** Brief **
Reproduce the listing below exactly, beginning with its first line and ending with the line that holds "const R_EXP = 1.4;"; pictures are not part of the copy.

** Collected material **
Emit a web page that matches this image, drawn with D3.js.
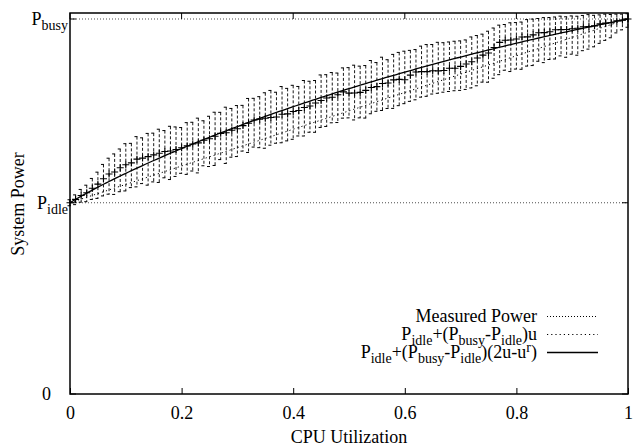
<!DOCTYPE html>
<html>
<head>
<meta charset="utf-8">
<script src="https://cdn.jsdelivr.net/npm/d3@7"></script>
<style>
  html, body { margin: 0; padding: 0; background: #fff; }
  svg { display: block; }
  svg text { font-family: "Liberation Serif", serif; fill: #000; }
</style>
</head>
<body>
<svg id="chart" width="634" height="447"></svg>
<script>
// ---------------- data ----------------
const P_IDLE = 51;
const P_BUSY = 100;
const R_EXP = 1.4;

const utilization = [0.00,0.01,0.02,0.03,0.04,0.05,0.06,0.07,0.08,0.09,
  0.10,0.11,0.12,0.13,0.14,0.15,0.16,0.17,0.18,0.19,
  0.20,0.21,0.22,0.23,0.24,0.25,0.26,0.27,0.28,0.29,
  0.30,0.31,0.32,0.33,0.34,0.35,0.36,0.37,0.38,0.39,
  0.40,0.41,0.42,0.43,0.44,0.45,0.46,0.47,0.48,0.49,
  0.50,0.51,0.52,0.53,0.54,0.55,0.56,0.57,0.58,0.59,
  0.60,0.61,0.62,0.63,0.64,0.65,0.66,0.67,0.68,0.69,
  0.70,0.71,0.72,0.73,0.74,0.75,0.76,0.77,0.78,0.79,
  0.80,0.81,0.82,0.83,0.84,0.85,0.86,0.87,0.88,0.89,
  0.90,0.91,0.92,0.93,0.94,0.95,0.96,0.97,0.98,0.99,1.00];

const measuredPower = [51.0,51.9,52.95,53.68,54.88,55.96,57.42,58.68,59.22,60.34,
  61.15,61.64,62.63,62.91,63.29,63.76,64.21,64.65,64.79,65.22,
  65.65,66.16,66.66,66.96,67.66,68.06,68.74,69.51,69.68,70.35,
  70.72,71.57,72.21,73.05,73.29,73.53,73.75,73.87,74.59,74.70,
  75.32,75.61,76.40,76.80,77.59,78.28,78.95,79.12,79.79,80.56,
  80.23,80.28,80.43,80.98,81.73,81.98,82.81,82.94,83.76,83.89,
  83.82,85.03,85.85,85.96,85.98,86.19,86.18,86.28,86.87,86.87,
  87.36,88.02,88.61,89.59,90.36,90.94,92.40,93.76,94.33,94.39,
  94.65,95.19,95.24,95.78,96.33,96.37,96.60,97.13,97.16,97.19,
  97.42,97.54,97.95,97.97,98.18,98.70,98.90,99.00,99.50,99.70,100.0];

const errUp = [0.8,1.2,1.6,2.0,2.6,3.2,3.8,4.2,4.8,5.0,
  5.6,5.2,6.0,5.4,6.2,5.8,6.4,5.6,6.6,6.0,
  5.4,6.2,5.8,6.6,5.2,6.0,6.4,5.6,6.8,5.8,
  6.2,5.4,6.6,5.8,6.0,6.8,7.2,6.6,7.4,6.8,
  7.0,6.4,7.2,6.6,6.0,6.8,6.2,6.6,5.8,6.4,
  6.8,7.4,7.0,6.6,7.2,6.4,7.0,6.2,6.8,7.2,
  7.6,6.6,6.0,6.8,7.2,7.0,7.6,7.4,7.0,7.2,
  6.8,6.4,6.6,6.0,5.6,5.8,5.2,4.6,4.2,4.6,
  4.4,4.0,4.6,4.2,3.8,4.0,3.8,3.4,3.6,3.4,
  3.4,3.2,3.0,3.2,2.8,2.4,2.4,2.2,1.8,1.6,1.4];

const errDown = [0.8,1.4,1.8,2.4,3.0,3.8,4.6,5.4,6.0,6.4,
  7.0,6.6,7.4,6.8,7.6,7.2,7.8,7.0,7.6,7.2,
  6.8,7.6,7.2,8.0,6.8,7.4,7.8,7.0,8.2,7.2,
  7.4,6.8,7.8,7.2,7.6,8.0,7.4,7.0,7.6,7.2,
  7.4,6.8,7.6,7.0,7.8,7.2,7.6,6.8,7.4,7.0,
  6.6,7.2,6.8,7.4,7.0,6.6,7.2,6.8,7.6,7.0,
  6.4,7.0,7.4,6.8,6.6,6.2,6.0,5.8,6.2,6.0,
  6.4,6.8,7.0,7.4,7.2,7.8,8.2,8.6,8.0,8.4,
  8.0,8.6,7.8,8.2,7.6,8.0,7.4,7.8,7.0,7.4,
  6.8,7.2,6.4,6.0,5.6,5.2,4.6,4.0,3.2,2.6,2.2];

const xTicks = [0, 0.2, 0.4, 0.6, 0.8, 1];
const xTickLabels = ["0", "0.2", "0.4", "0.6", "0.8", "1"];
const yTicks = [0, P_IDLE, P_BUSY];
const yTickLabels = [["0", null], ["P", "idle"], ["P", "busy"]];
const Y_MAX = 101.6;

// ---------------- layout ----------------
const FONT = "Liberation Serif";
const svg = d3.select("#chart");
const L = 70, Rr = 628, T = 13, B = 394;
const x = d3.scaleLinear().domain([0, 1]).range([L, Rr]);
const y = d3.scaleLinear().domain([0, Y_MAX]).range([B, T]);
const FS = 18, SUB = 14;

// grid dotted lines at P_idle and P_busy
svg.append("g").selectAll("line").data([P_IDLE, P_BUSY]).join("line")
  .attr("x1", L).attr("x2", Rr)
  .attr("y1", d => y(d)).attr("y2", d => y(d))
  .attr("stroke", "#000").attr("stroke-width", 0.7)
  .attr("stroke-dasharray", "1,2");

// linear model (dotted)
svg.append("line")
  .attr("x1", x(0)).attr("y1", y(P_IDLE))
  .attr("x2", x(1)).attr("y2", y(P_BUSY))
  .attr("stroke", "#000").attr("stroke-width", 1)
  .attr("stroke-dasharray", "1.2,3");

// error bars
const pts = utilization.map((u, i) => ({u, m: measuredPower[i], up: errUp[i], dn: errDown[i]}));
const eb = svg.append("g").attr("stroke", "#000");
const barTop = d => y(Math.min(d.m + d.up, Y_MAX));
const barBot = d => y(d.m - d.dn);
eb.selectAll("line.bar").data(pts).join("line").attr("class", "bar")
  .attr("x1", d => x(d.u)).attr("x2", d => x(d.u))
  .attr("y1", barTop).attr("y2", barBot)
  .attr("stroke-width", 0.9).attr("stroke-dasharray", "3,2");
eb.selectAll("line.capt").data(pts).join("line").attr("class", "capt")
  .attr("x1", d => x(d.u) - 2.5).attr("x2", d => x(d.u) + 0.5)
  .attr("y1", barTop).attr("y2", barTop)
  .attr("stroke-width", 1);
eb.selectAll("line.capb").data(pts).join("line").attr("class", "capb")
  .attr("x1", d => x(d.u) - 2.5).attr("x2", d => x(d.u) + 0.5)
  .attr("y1", barBot).attr("y2", barBot)
  .attr("stroke-width", 1);

// crosses
svg.append("g").selectAll("path").data(pts).join("path")
  .attr("d", d => {
    const cx = x(d.u), cy = y(d.m), s = 3.5;
    return `M${cx - s},${cy}H${cx + s}M${cx},${cy - s}V${cy + s}`;
  })
  .attr("stroke", "#000").attr("stroke-width", 1.1);

// fitted curve (solid)
const fitU = d3.range(0, 1.0001, 0.005);
svg.append("path")
  .datum(fitU)
  .attr("fill", "none").attr("stroke", "#000").attr("stroke-width", 1.3)
  .attr("d", d3.line().x(u => x(u)).y(u => y(P_IDLE + (P_BUSY - P_IDLE) * (2 * u - Math.pow(u, R_EXP)))));

// frame
svg.append("rect").attr("x", L).attr("y", T).attr("width", Rr - L).attr("height", B - T)
  .attr("fill", "none").attr("stroke", "#000").attr("stroke-width", 1.5);

// x axis
const xAxis = d3.axisBottom(x).tickValues(xTicks).tickSize(-6).tickPadding(10)
  .tickFormat((d, i) => xTickLabels[i]);
const gx = svg.append("g").attr("transform", `translate(0,${B})`).call(xAxis)
  .attr("font-family", FONT).attr("font-size", FS);
gx.select(".domain").remove();
gx.selectAll("line").attr("stroke-width", 1);
gx.selectAll("text").attr("font-size", FS).attr("font-family", FONT).attr("fill", "#000").attr("dy", "0.85em");
// mirrored top ticks
svg.append("g").selectAll("line").data(xTicks).join("line")
  .attr("x1", d => x(d)).attr("x2", d => x(d)).attr("y1", T).attr("y2", T + 6)
  .attr("stroke", "#000");

// y ticks
const yt = svg.append("g");
yt.selectAll("line.l").data(yTicks).join("line").attr("class", "l")
  .attr("x1", L).attr("x2", L + 6).attr("y1", d => y(d)).attr("y2", d => y(d)).attr("stroke", "#000");
yt.selectAll("line.r").data(yTicks).join("line").attr("class", "r")
  .attr("x1", Rr - 6).attr("x2", Rr).attr("y1", d => y(d)).attr("y2", d => y(d)).attr("stroke", "#000");
yTicks.forEach((v, i) => {
  const [main, sub] = yTickLabels[i];
  const t = svg.append("text").attr("y", y(v) + 6).attr("font-size", FS)
    .attr("font-family", FONT).attr("text-anchor", "end");
  if (sub) {
    t.attr("x", 68);
    t.append("tspan").text(main);
    t.append("tspan").attr("font-size", SUB).attr("dy", 5).text(sub);
  } else {
    t.attr("x", 51).text(main);
  }
});

// axis titles
svg.append("text").attr("x", 349).attr("y", 443).attr("text-anchor", "middle")
  .attr("font-family", FONT).attr("font-size", FS).text("CPU Utilization");
svg.append("text").attr("transform", "translate(24,204) rotate(-90)").attr("text-anchor", "middle")
  .attr("font-family", FONT).attr("font-size", FS).text("System Power");

// legend
function richText(sel, parts) {
  let prev = 0;
  parts.forEach(([txt, mode]) => {
    const shift = mode === -1 ? 4.5 : mode === 1 ? -6 : 0;
    sel.append("tspan").attr("dy", shift - prev).attr("font-size", mode === 0 ? FS : SUB).text(txt);
    prev = shift;
  });
}
const legendRows = [
  {parts: [["Measured Power", 0]], dash: "1,2", base: 322},
  {parts: [["P", 0], ["idle", -1], ["+(P", 0], ["busy", -1], ["-P", 0], ["idle", -1], [")u", 0]], dash: "1.2,3", base: 340},
  {parts: [["P", 0], ["idle", -1], ["+(P", 0], ["busy", -1], ["-P", 0], ["idle", -1], [")(2u-u", 0], ["r", 1], [")", 0]], dash: null, base: 358}
];
legendRows.forEach(r => {
  const t = svg.append("text").attr("x", 537).attr("y", r.base).attr("text-anchor", "end")
    .attr("font-family", FONT).attr("font-size", FS);
  richText(t, r.parts);
  svg.append("line").attr("x1", 547).attr("x2", 598).attr("y1", r.base - 5.5).attr("y2", r.base - 5.5)
    .attr("stroke", "#000").attr("stroke-width", r.dash ? 1 : 1.3)
    .attr("stroke-dasharray", r.dash);
});
</script>
</body>
</html>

** Finished answer **
Emit a web page that matches this image, drawn with D3.js.
<!DOCTYPE html>
<html>
<head>
<meta charset="utf-8">
<script src="https://cdn.jsdelivr.net/npm/d3@7"></script>
<style>
  html, body { margin: 0; padding: 0; background: #fff; }
  svg { display: block; }
  svg text { font-family: "Liberation Serif", serif; fill: #000; }
</style>
</head>
<body>
<svg id="chart" width="634" height="447"></svg>
<script>
// ---------------- data ----------------
const P_IDLE = 51;
const P_BUSY = 100;
const R_EXP = 1.4;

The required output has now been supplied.